Следующее обсуждение ружей конструкции Нобеля в Комитете по улучшению штуцеров и ружей состоялось 5 ноября 1841 года. На этот раз члены Комитета тщательно обследовали оружие, с полной разборкой всех его элементов, и пришли к единому заключению: изобретение Нобеля заслуживает «особенного внимания», поскольку простота механизма, прочность составных его частей и удобство надевания и выдвижения заключенной в курке пластинки делают конструкцию замка наиболее удачной. По внешнему осмотру они нашли конструкцию ружей безупречной и лучшей относительно всех до сих пор рассматриваемых систем. Впрочем, в журнале Комитета подчеркивалось, что речь идет о сравнении пластинчатых систем, а отнюдь не капсюльных.

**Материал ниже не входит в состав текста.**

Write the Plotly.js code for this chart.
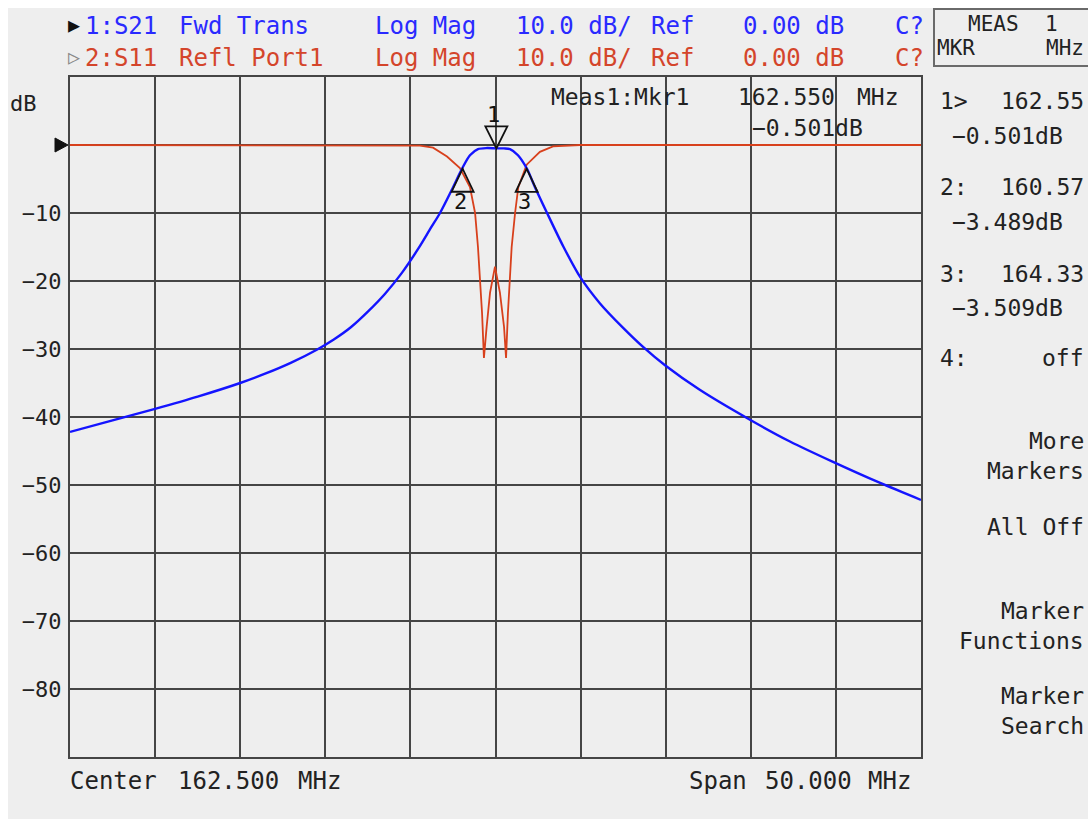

На том же сайте «Memorandum.net» говорится: «Прежде чем окончательно решить судьбу изобретения Нобеля, члены комитета решили подвергнуть ружья широким, разносторонним испытаниям. Соответствующие опыты должны были подтвердить или опровергнуть сомнения Комитета в устройстве затравочных отверстий замка и ствола в переделанных ружьях. По мнению Комитета, затравочные отверстия очень тонкие и высверлены должны быть “с математической точностью”, чтобы одно соответствовало другому, иначе огонь от пластины не сможет воспламенить заряд. Соблюдение такой точности в работе под силу только высококвалифицированным мастерам, считали в Комитете, и при изготовлении нескольких ружей, а при переделке нескольких сот тысяч ружей это практически невозможно. Более того, смещение затравочных отверстий может произойти от небрежного обращения солдата, например, от неплотно закрепленного в ложе замка.

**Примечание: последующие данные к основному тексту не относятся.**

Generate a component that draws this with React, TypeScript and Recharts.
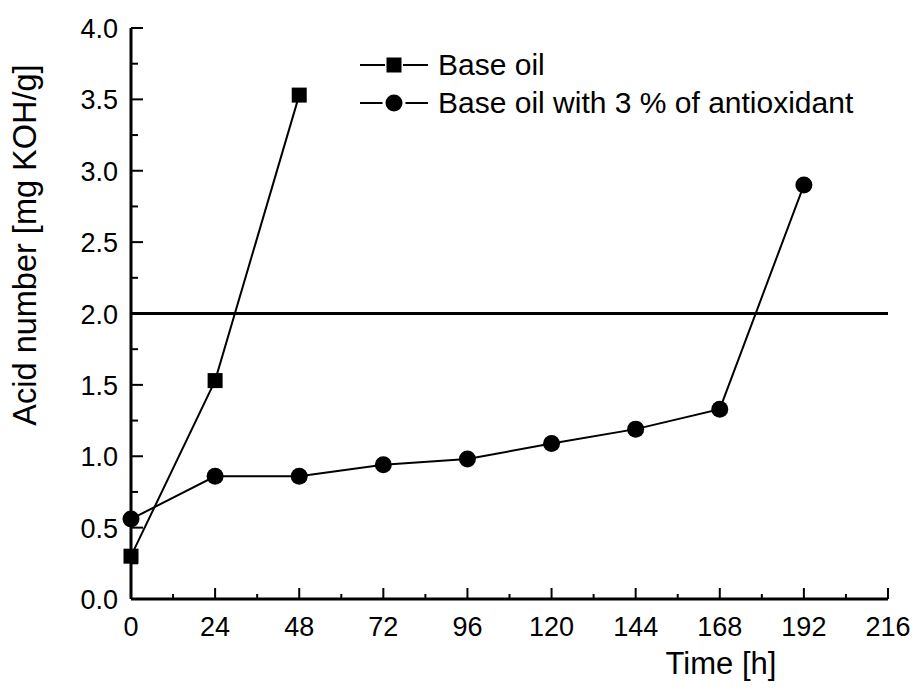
import React from 'react';
import { LineChart, Line, XAxis, YAxis, ReferenceLine, Legend } from 'recharts';

// time axis (h) and measured acid numbers
const hours = [0, 24, 48, 72, 96, 120, 144, 168, 192];
const baseOil = [0.3, 1.53, 3.53];
const withAntioxidant = [0.56, 0.86, 0.86, 0.94, 0.98, 1.09, 1.19, 1.33, 2.9];

const xMajorTicks = [0, 24, 48, 72, 96, 120, 144, 168, 192, 216];
const xMinorTicks = [12, 36, 60, 84, 108, 132, 156, 180, 204];
const yMajorTicks = [0, 0.5, 1, 1.5, 2, 2.5, 3, 3.5, 4];
const yMinorTicks = [0.25, 0.75, 1.25, 1.75, 2.25, 2.75, 3.25, 3.75];
const limitValue = 2.0;

const seriesNames = ['Base oil', 'Base oil with 3 % of antioxidant'];

const data = hours.map((h, i) => ({
  time: h,
  base: i < baseOil.length ? baseOil[i] : undefined,
  anti: withAntioxidant[i],
}));

const FONT = '"Liberation Sans", Arial, Helvetica, sans-serif';

const XTick = (props: any) => {
  const { x, y, payload } = props;
  const major = xMajorTicks.includes(payload.value);
  return (
    <g>
      <line x1={x} x2={x} y1={y} y2={y - (major ? 11 : 5)} stroke="#000" strokeWidth={2} />
      {major && (
        <text x={x} y={y + 37} textAnchor="middle" fontSize={27} fontFamily={FONT} fill="#000">
          {payload.value}
        </text>
      )}
    </g>
  );
};

const YTick = (props: any) => {
  const { x, y, payload } = props;
  const major = yMajorTicks.includes(payload.value);
  return (
    <g>
      <line x1={x} x2={x + (major ? 12 : 7)} y1={y} y2={y} stroke="#000" strokeWidth={2} />
      {major && (
        <text x={x - 13} y={y + 10} textAnchor="end" fontSize={27} fontFamily={FONT} fill="#000">
          {payload.value.toFixed(1)}
        </text>
      )}
    </g>
  );
};

const Square = (props: any) => {
  const { cx, cy, index } = props;
  if (cx == null || cy == null) return <g key={index} />;
  return <rect key={index} x={cx - 7.5} y={cy - 7.5} width={15} height={15} fill="#000" />;
};

const Dot = (props: any) => {
  const { cx, cy, index } = props;
  if (cx == null || cy == null) return <g key={index} />;
  return <circle key={index} cx={cx} cy={cy} r={8.5} fill="#000" />;
};

const renderLegend = () => (
  <div style={{ fontFamily: FONT, fontSize: 30, color: '#000' }}>
    {seriesNames.map((name, i) => (
      <div key={name} style={{ display: 'flex', alignItems: 'center', height: 38, whiteSpace: 'nowrap' }}>
        <svg width={70} height={22} style={{ marginRight: 8 }}>
          <line x1={0} x2={68} y1={11} y2={11} stroke="#000" strokeWidth={2} />
          {i === 0 ? (
            <rect x={26.5} y={3.5} width={15} height={15} fill="#000" stroke="#fff" strokeWidth={3} paintOrder="stroke" />
          ) : (
            <circle cx={34} cy={11} r={10} fill="#000" stroke="#fff" strokeWidth={3} />
          )}
        </svg>
        <span>{name}</span>
      </div>
    ))}
  </div>
);

const App = () => (
  <div style={{ position: 'absolute', left: 0, top: 0, background: '#fff' }}>
    <LineChart width={914} height={689} data={data} margin={{ top: 28, right: 26, left: 0, bottom: 0 }}>
      <XAxis
        dataKey="time"
        type="number"
        domain={[0, 216]}
        ticks={[...xMajorTicks, ...xMinorTicks]}
        interval={0}
        height={90}
        tickSize={0}
        tickMargin={0}
        tickLine={false}
        tick={XTick}
        axisLine={{ stroke: '#000', strokeWidth: 3 }}
        label={(p: any) => {
          const vb = p.viewBox;
          return (
            <text x={vb.x + 590} y={vb.y + 75} textAnchor="middle" fontSize={31} fontFamily={FONT} fill="#000">
              Time [h]
            </text>
          );
        }}
      />
      <XAxis xAxisId="top" dataKey="time" type="number" domain={[0, 216]} orientation="top" height={0}
        tick={false} tickLine={false} axisLine={{ stroke: '#000', strokeWidth: 3 }} />
      <YAxis
        type="number"
        domain={[0, 4]}
        ticks={[...yMajorTicks, ...yMinorTicks]}
        interval={0}
        width={131}
        tickSize={0}
        tickMargin={0}
        tickLine={false}
        tick={YTick}
        axisLine={{ stroke: '#000', strokeWidth: 3 }}
        label={(p: any) => {
          const vb = p.viewBox;
          const cx = vb.x + 36;
          const cy = 245;
          return (
            <text x={cx} y={cy} transform={`rotate(-90 ${cx} ${cy})`} textAnchor="middle" fontSize={32.5}
              fontFamily={FONT} fill="#000">
              Acid number [mg KOH/g]
            </text>
          );
        }}
      />
      <YAxis yAxisId="right" orientation="right" type="number" domain={[0, 4]} width={0}
        tick={false} tickLine={false} axisLine={{ stroke: '#000', strokeWidth: 3 }} />
      <ReferenceLine y={limitValue} stroke="#000" strokeWidth={3} />
      <Line dataKey="base" name={seriesNames[0]} stroke="#000" strokeWidth={2} dot={Square}
        isAnimationActive={false} connectNulls={false} />
      <Line dataKey="anti" name={seriesNames[1]} stroke="#000" strokeWidth={2} dot={Dot}
        isAnimationActive={false} />
      <Legend layout="vertical" align="center" verticalAlign="middle" content={renderLegend}
        wrapperStyle={{ left: 360, top: 46, width: 'auto' }} />
    </LineChart>
  </div>
);

export default App;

Чтобы выяснить возможность изготовления ружей Нобеля на оружейных заводах и определить их стоимость, Комитет предложил сделать на Сестрорецком заводе по два экземпляра нового и переделанного ружей под наблюдением капитана Россета (правителя дел Комитета) без участия изобретателя. Для этого следовало отправить на завод одно новое и одно переделанное ружье и на каждом из них прикрепить ярлыки с буквами “А” и “В”.

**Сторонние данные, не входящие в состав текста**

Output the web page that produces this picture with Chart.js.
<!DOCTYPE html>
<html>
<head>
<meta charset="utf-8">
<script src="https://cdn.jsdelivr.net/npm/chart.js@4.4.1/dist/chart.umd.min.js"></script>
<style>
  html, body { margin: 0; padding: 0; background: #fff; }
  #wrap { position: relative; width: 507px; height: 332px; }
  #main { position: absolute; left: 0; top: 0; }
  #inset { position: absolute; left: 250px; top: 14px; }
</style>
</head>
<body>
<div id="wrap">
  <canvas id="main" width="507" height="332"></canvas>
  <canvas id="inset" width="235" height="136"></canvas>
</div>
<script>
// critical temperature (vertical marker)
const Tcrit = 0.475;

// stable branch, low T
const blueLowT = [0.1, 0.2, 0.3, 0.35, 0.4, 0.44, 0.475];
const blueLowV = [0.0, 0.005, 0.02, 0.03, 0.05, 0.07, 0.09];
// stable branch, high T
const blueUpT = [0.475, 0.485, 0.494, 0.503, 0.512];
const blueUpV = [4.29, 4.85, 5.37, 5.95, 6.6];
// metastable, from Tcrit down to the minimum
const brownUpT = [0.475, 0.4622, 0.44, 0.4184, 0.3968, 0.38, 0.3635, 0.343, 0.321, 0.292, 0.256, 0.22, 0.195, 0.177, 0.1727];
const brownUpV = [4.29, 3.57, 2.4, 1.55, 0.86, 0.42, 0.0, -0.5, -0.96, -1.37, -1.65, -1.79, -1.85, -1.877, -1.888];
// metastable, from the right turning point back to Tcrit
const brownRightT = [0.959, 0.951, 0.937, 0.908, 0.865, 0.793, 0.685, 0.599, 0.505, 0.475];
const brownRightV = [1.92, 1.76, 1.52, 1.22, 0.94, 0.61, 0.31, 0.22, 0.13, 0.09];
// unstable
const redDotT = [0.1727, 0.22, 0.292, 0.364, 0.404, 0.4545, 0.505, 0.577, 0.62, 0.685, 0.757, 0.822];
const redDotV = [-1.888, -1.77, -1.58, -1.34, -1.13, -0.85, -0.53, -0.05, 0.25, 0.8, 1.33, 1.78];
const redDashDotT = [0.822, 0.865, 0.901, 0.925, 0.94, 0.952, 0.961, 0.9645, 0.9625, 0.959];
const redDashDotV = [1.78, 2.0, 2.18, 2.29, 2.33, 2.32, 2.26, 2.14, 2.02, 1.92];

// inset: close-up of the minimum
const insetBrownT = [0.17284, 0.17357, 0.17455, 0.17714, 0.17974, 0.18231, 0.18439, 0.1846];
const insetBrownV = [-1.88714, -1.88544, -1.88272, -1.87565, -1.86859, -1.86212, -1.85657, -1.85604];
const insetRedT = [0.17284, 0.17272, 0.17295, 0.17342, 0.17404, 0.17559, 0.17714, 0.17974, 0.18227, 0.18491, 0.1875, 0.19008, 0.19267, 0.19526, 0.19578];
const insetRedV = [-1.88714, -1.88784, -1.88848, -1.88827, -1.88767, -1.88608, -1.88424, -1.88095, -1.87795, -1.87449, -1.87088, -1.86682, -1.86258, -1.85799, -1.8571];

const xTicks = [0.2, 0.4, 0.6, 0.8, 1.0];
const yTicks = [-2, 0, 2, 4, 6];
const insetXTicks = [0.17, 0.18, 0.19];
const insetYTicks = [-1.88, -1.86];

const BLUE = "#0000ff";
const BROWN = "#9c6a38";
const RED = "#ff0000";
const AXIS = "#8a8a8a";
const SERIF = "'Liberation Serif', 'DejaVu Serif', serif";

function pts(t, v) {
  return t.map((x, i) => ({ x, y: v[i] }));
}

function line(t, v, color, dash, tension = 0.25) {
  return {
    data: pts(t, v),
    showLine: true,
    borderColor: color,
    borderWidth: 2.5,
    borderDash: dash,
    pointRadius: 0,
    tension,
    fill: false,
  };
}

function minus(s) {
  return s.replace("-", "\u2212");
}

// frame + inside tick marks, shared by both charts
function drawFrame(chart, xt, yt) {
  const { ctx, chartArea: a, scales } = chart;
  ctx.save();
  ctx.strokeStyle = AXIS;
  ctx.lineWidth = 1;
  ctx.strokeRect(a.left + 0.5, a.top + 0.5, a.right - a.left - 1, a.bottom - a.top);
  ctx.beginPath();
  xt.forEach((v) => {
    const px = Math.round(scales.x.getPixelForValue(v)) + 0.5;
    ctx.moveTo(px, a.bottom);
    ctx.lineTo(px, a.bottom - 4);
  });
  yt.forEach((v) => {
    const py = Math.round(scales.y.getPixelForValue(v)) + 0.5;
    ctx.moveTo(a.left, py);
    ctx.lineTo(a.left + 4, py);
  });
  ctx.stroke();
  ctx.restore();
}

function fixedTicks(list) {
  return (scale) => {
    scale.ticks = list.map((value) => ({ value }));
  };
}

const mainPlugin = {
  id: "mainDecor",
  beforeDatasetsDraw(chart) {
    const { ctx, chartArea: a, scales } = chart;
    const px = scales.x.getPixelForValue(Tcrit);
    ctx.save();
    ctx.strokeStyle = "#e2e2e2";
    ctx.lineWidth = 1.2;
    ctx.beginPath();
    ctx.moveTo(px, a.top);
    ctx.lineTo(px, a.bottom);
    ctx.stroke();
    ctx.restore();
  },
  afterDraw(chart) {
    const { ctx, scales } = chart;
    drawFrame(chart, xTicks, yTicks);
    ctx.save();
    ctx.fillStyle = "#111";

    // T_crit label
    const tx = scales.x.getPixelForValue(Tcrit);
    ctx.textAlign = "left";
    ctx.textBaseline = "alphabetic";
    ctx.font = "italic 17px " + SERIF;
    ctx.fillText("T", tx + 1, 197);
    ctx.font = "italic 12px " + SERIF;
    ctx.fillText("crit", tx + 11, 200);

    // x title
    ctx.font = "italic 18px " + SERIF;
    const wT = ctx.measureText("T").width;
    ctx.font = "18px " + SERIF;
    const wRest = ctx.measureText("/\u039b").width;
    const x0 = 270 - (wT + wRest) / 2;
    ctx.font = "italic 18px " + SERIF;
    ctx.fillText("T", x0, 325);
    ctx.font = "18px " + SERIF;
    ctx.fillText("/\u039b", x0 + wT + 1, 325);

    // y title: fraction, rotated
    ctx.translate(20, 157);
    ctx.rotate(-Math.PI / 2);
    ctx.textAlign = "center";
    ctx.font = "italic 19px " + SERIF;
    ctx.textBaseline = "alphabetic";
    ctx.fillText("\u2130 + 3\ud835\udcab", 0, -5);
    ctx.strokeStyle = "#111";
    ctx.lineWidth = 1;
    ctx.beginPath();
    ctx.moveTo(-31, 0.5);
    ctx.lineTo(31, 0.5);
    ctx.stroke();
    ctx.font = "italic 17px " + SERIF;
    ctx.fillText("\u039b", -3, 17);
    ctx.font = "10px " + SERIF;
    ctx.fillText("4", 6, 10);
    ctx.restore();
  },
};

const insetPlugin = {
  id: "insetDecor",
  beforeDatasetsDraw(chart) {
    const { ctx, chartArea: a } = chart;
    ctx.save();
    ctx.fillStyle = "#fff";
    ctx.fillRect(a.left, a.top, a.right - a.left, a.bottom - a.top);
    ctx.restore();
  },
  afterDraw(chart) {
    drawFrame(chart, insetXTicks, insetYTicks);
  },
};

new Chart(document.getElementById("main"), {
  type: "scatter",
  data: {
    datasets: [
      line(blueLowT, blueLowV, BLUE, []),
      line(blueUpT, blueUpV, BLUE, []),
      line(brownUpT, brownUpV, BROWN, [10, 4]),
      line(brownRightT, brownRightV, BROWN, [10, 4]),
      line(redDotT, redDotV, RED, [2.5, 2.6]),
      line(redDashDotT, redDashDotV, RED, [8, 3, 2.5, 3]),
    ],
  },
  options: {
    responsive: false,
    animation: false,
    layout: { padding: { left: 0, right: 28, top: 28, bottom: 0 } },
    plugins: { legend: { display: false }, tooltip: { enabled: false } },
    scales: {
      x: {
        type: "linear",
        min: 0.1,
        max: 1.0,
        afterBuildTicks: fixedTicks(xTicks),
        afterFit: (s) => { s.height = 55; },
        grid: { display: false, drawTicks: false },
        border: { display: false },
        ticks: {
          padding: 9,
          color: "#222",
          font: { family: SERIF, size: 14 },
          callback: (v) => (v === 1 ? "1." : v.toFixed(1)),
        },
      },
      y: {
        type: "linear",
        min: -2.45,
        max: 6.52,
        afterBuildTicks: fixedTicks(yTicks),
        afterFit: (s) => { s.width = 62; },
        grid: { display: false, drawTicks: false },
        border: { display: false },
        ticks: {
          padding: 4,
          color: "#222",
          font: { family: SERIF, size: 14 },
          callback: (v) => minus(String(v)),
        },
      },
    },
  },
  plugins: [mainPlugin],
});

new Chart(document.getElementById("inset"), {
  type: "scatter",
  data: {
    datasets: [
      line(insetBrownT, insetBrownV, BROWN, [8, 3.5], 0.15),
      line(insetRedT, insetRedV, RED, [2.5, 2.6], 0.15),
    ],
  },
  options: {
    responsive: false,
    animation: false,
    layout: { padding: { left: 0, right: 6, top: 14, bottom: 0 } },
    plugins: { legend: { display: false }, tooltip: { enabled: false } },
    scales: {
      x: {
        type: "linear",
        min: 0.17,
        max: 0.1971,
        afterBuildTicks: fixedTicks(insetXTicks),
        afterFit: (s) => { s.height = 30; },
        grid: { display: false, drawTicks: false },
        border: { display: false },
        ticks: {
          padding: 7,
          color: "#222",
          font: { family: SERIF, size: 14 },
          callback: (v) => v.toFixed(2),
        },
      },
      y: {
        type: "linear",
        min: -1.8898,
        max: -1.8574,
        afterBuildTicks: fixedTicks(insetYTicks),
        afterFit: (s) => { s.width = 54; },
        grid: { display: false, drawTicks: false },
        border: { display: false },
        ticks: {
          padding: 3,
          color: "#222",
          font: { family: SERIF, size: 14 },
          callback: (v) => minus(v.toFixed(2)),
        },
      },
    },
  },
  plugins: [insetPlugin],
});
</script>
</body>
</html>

Проверка надежности ружей была поручена одному из членов Комитета генерал-майору Моллеру 2-му, командиру лейб-гвардии Павловского полка. Моллеру в вверенном ему полку предстояло испытать 750-ю боевыми выстрелами 18 ружей Нобеля – 9 новых и 9 переделанных, два из 20-ти, как известно, были отправлены на Сестрорецкий оружейный завод. Необходимое количество боевых патронов и пластинок должно было быть изготовлено в Санкт-Петербургской лаборатории по указанию изобретателя. Ему разрешалось присутствовать на испытаниях…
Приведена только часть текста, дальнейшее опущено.